All correlations with depression or anxiety were repeated with the residualized measures described in the Methods to assess the unique contribution of these predictors. All conclusions described in the Results were unchanged (indeed, most were stronger), with the exception of two small differences. First, the difference in correlations between anxiety and FRN–PE coding and depression and Rew-P–PE coding was nonsignificant. Second, Figure 4C did not reveal any significant correlations between anxiety and theta power in the tf-ROI. We think this first difference is not important, as both independent and dependent variables are different. While the second difference was surprising, it simply reflected a less powerful effect (significant clusters emerged with a cluster size minimum of 200 pixels or at a p value threshold of 0.15).

Limitations

We were unable to identify a statistical mediator of the relationship between anxiety and punishment learning, even though theta power was significantly related to both. Although the statistical test of mediation was in line with this hypothesis, it was nonsignificant. Two other outcomes offer some qualifications of the interpretation of these findings.
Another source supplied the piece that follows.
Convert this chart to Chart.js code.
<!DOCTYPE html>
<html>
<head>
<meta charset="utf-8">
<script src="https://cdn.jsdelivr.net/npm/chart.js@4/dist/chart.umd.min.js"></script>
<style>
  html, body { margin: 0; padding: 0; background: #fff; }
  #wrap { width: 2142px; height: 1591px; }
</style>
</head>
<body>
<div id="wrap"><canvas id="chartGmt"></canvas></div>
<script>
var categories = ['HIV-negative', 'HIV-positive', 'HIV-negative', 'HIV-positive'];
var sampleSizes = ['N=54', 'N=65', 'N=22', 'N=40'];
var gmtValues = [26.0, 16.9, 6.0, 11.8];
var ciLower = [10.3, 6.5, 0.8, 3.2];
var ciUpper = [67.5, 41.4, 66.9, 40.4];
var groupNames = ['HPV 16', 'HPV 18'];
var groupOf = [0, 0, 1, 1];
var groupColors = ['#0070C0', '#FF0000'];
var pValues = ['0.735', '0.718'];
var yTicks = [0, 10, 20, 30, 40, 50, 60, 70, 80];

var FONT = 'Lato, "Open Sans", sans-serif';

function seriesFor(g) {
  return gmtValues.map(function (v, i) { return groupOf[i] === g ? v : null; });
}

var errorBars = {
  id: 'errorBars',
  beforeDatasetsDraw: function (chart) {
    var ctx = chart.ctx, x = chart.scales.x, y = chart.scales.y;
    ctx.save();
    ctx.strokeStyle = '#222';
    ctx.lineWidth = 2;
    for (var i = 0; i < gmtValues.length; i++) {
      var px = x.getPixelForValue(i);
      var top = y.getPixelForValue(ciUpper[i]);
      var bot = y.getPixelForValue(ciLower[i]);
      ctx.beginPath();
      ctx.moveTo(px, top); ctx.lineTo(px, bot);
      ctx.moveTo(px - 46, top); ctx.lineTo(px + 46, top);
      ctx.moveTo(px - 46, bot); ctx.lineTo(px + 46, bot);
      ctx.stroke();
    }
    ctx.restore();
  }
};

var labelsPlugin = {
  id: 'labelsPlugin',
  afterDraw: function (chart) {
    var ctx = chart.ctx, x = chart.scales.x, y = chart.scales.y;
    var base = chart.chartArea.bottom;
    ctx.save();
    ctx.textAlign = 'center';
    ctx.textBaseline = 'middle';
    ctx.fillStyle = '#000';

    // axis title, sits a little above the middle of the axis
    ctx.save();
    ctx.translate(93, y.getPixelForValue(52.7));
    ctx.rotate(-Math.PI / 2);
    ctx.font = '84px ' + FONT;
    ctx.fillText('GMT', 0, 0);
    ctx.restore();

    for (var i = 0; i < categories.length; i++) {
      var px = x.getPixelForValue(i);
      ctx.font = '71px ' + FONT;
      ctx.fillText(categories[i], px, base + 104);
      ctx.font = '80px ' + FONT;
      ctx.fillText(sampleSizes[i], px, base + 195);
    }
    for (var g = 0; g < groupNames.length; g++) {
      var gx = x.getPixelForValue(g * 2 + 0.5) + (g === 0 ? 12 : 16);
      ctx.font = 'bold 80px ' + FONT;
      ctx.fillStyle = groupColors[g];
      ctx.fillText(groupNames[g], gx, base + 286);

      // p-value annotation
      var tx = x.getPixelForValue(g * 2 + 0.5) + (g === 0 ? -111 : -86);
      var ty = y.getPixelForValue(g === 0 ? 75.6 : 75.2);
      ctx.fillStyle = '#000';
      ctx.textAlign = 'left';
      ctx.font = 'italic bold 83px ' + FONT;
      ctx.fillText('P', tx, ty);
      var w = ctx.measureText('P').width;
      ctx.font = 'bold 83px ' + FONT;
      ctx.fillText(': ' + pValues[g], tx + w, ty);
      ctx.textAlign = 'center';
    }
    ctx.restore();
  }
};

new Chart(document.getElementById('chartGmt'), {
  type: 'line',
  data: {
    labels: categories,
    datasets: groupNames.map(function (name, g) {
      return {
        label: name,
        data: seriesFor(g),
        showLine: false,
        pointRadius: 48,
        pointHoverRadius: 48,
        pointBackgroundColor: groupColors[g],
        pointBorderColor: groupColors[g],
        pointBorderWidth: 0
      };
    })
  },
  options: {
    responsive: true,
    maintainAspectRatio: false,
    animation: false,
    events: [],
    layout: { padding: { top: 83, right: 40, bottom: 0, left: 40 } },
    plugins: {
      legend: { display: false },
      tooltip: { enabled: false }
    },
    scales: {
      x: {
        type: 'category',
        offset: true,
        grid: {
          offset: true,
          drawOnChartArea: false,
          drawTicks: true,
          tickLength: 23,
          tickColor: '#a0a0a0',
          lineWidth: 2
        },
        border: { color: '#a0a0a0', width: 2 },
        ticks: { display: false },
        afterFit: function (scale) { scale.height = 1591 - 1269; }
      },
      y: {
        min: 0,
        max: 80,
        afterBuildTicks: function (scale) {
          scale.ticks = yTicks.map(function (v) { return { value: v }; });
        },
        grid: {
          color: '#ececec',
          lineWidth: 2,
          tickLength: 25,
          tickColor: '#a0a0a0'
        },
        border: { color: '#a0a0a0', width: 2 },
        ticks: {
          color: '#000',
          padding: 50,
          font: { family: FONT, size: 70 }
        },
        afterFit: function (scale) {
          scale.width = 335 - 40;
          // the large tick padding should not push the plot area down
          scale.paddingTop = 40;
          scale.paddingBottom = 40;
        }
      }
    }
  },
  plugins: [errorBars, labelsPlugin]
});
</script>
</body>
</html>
First, the loss learning rate was not related to anxiety. This may be a reflection of the simple model used here: the aim of the model was to better inform the EEG signals and not to provide multiple tests of optimal fitting parameters. Second, while FRN–PE coupling correlated with the overall NoGo–Go bias, it was more strongly related to worse Go learning. This is surprising, but it may simply reflect a loss of specificity in the combination of symptomatology, EEG activity, PE, and two measures of behavioral performance. The coupling between tf-ROIs and PE was also tested;¹ findings were similar to but weaker than FRN–PE coupling reported following Figure 3. These limitations may be addressed with more specific assessments of the dimensional nature of anxiety.

Source estimation is a strategically useful process for inferring the nature of EEG signals; however, findings should always be interpreted with caution. It is possible that more specific ventral frontal areas are particularly implicated in this depression-related alteration, such as hypoactive subgenual or perigenual cortex, both of which have been implicated in depression (Davidson, Pizzagalli, Nitschke, & Putnam, 2002; Mayberg, 2007). However, the prediction error–specific contrasts used here are ideal for source estimation contrasts, as they reflect pure insertion of a parametric difference (Friston et al., 1996). Better estimation procedures using individual MRIs will boost the spatial specificity of these signals; yet, for a large-amplitude, low-frequency signal like the Rew-P, it is likely that the spatial generators are widely distributed.

Conclusion

An emerging consensus suggests that biomarkers will be more efficacious at diagnosis and disease classification than an expanded phenotypic characterization (Diaz-Arrastia, Agostini, Madden, & Van Ness, 2009; Gould & Gottesman, 2006; Robbins, Gillan, Smith, de Wit, & Ersche, 2012). EEG is uniquely sensitive to canonical neural operations that underlie emergent psychological constructs (Cavanagh & Castellanos, 2016; Fries, 2009; Siegel, Donner, & Engel, 2012), making it well suited for discovery of aberrant neural mechanisms that underlie complicated disease states (Insel et al., 2010; Montague, Dolan, Friston, & Dayan, 2012). In this report, we provide the first evidence that mood and anxiety dimensions are associated with unique aspects of EEG responses to reward and punishment. This finding compels further research into the domain-specific neural systems underlying dimensional aspects of psychiatric disease (Cuthbert & Insel, 2013).